# Descriptive Statistics: Mean, Median, Mode, Standard Deviation, and Variance

## Overview
Descriptive statistics provide a summary of data through measures of central tendency and dispersion. These techniques are foundational in statistics, used to understand and interpret data distributions.

In this notebook, we will cover:

- **Mean**: The average value of a dataset.
- **Median**: The middle value, which separates the data into two halves.
- **Mode**: The most frequently occurring value(s) in the dataset.
- **Standard Deviation**: A measure of the spread of data from the mean.
- **Variance**: The square of the standard deviation, representing data dispersion.


## 1. Mean, Median, and Mode

These are measures of central tendency, which describe where most data points in a dataset tend to cluster.

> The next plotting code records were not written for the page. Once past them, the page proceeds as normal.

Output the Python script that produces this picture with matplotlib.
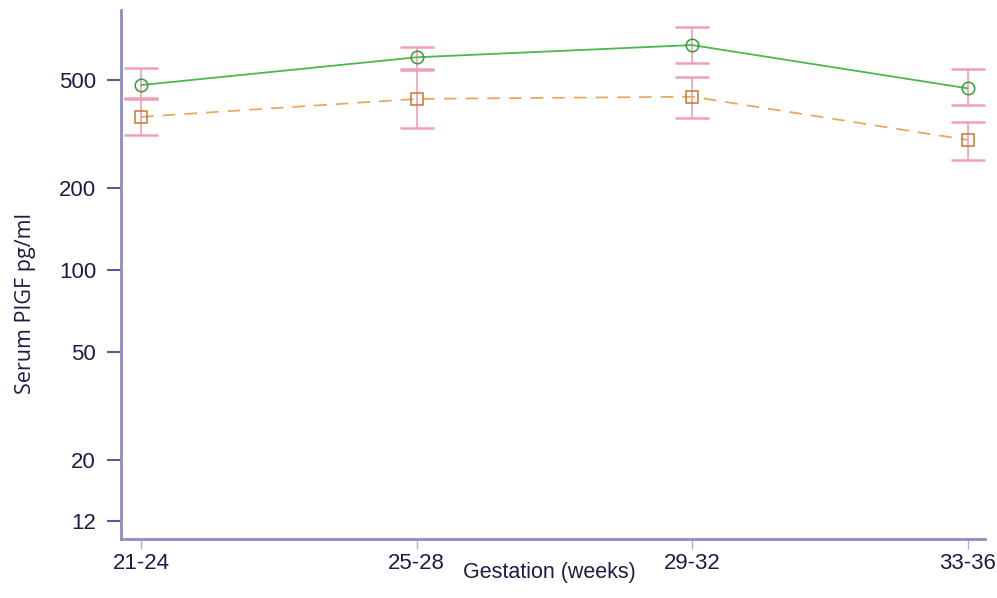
import numpy as np
import matplotlib
matplotlib.use('Agg')
import matplotlib.pyplot as plt

# data
groups = ['21-24', '25-28', '29-32', '33-36']
green_mean = [479, 606, 672, 466]
green_hi = [553, 663, 781, 549]
green_lo = [428, 549, 579, 405]
orange_mean = [366, 426, 434, 301]
orange_hi = [425, 544, 512, 351]
orange_lo = [314, 334, 361, 254]
yticks = [12, 20, 50, 100, 200, 500]

navy = '#1c1c44'
axcol = '#8e8ec4'
errcol = '#e0506e'

fig = plt.figure(figsize=(9.97, 5.98), dpi=100)
ax = fig.add_axes([0.1214, 0.0982, 0.867, 0.885])

x = np.arange(len(groups))

# error bars (light stems, red caps)
for mean, lo, hi in [(green_mean, green_lo, green_hi), (orange_mean, orange_lo, orange_hi)]:
    yerr = [np.array(mean) - np.array(lo), np.array(hi) - np.array(mean)]
    eb = ax.errorbar(x, mean, yerr=yerr, fmt='none', ecolor='#f0a0b4',
                     elinewidth=1.2, capsize=12, capthick=1.8, zorder=2)
    for cap in eb[1]:
        cap.set_color(errcol)

ax.plot(x, green_mean, '-', color='#4cb84c', lw=1.3, marker='o', ms=9,
        mfc='none', mec='#3a9a3a', mew=1.1, zorder=3)
ax.plot(x, orange_mean, '--', color='#e8a860', lw=1.3, dashes=(7, 5), marker='s',
        ms=9, mfc='none', mec='#c87830', mew=1.1, zorder=3)

ax.set_yscale('log')
ax.set_ylim(10.24, 904)
ax.set_xlim(-0.073, 3.065)
ax.set_yticks(yticks)
ax.set_yticklabels([str(t) for t in yticks])
ax.minorticks_off()
ax.set_xticks(x)
ax.set_xticklabels(groups)

for s in ['top', 'right']:
    ax.spines[s].set_visible(False)
for s in ['left', 'bottom']:
    ax.spines[s].set_color(axcol)
    ax.spines[s].set_linewidth(2)

ax.tick_params(axis='y', length=10, width=1.5, color='#5a5a9a', pad=8,
               labelsize=16, labelcolor=navy)
ax.tick_params(axis='x', length=7, width=1, color='#b0b0c8', pad=3,
               labelsize=16, labelcolor=navy)
for lab in ax.get_xticklabels() + ax.get_yticklabels():
    lab.set_fontfamily('Liberation Sans')

ax.set_ylabel('Serum PIGF pg/ml', fontsize=15.5, color=navy, family='Open Sans')
ax.yaxis.set_label_coords(-0.111, 0.446)
ax.yaxis.label.set_va('center')
ax.set_xlabel('Gestation (weeks)', fontsize=15.5, color=navy, family='Liberation Sans')
ax.xaxis.set_label_coords(0.495, -0.062)
ax.xaxis.label.set_va('center')

fig.savefig('out.png', dpi=100)
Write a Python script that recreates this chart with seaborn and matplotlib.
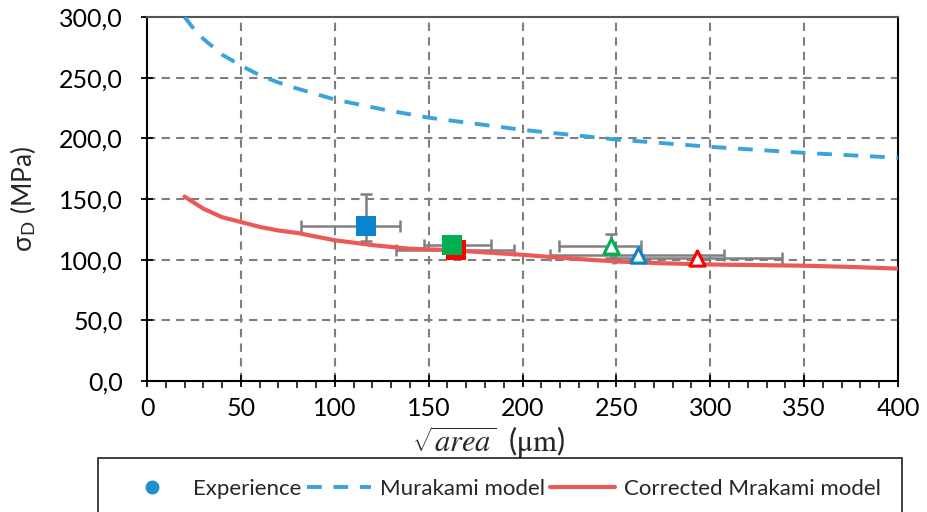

- **Mean** is calculated by summing all values and dividing by the number of values.
- **Median** is the middle value of a sorted dataset (or the average of two middle values if the dataset has an even number of elements).
- **Mode** is the most frequently occurring value in the dataset.


In [6]:

import numpy as np
from scipy import stats

# Sample dataset
data = [5, 7, 3, 7, 9, 10, 6, 5, 8, 7, 5]

# Mean
mean = np.mean(data)
print("Mean:", mean)

# Median
median = np.median(data)
print("Median:", median)

# Mode
mode = stats.mode(data)
print("Mode:", mode.mode)


Mean: 6.545454545454546
Median: 7.0
Mode: 5



## 2. Standard Deviation and Variance

These are measures of dispersion, describing how spread out the values in a dataset are.

- **Standard Deviation** (\( \sigma \)) is the square root of the average squared deviation from the mean.
- **Variance** (\( \sigma^2 \)) is the average of the squared deviations from the mean.

Let's calculate the standard deviation and variance for our sample dataset.


In [7]:
# Standard Deviation
std_dev = np.std(data, ddof=1)  
print("Standard Deviation:", std_dev)

# Variance
variance = np.var(data, ddof=1)  
print("Variance:", variance)


Standard Deviation: 2.018099916438052
Variance: 4.072727272727273



## Summary

In this notebook, we covered:

- **Mean**: The average of the dataset.
- **Median**: The middle value in a sorted dataset.
- **Mode**: The most frequently occurring value in the dataset.
- **Standard Deviation**: A measure of the spread of data from the mean.
- **Variance**: The square of the standard deviation, indicating data dispersion.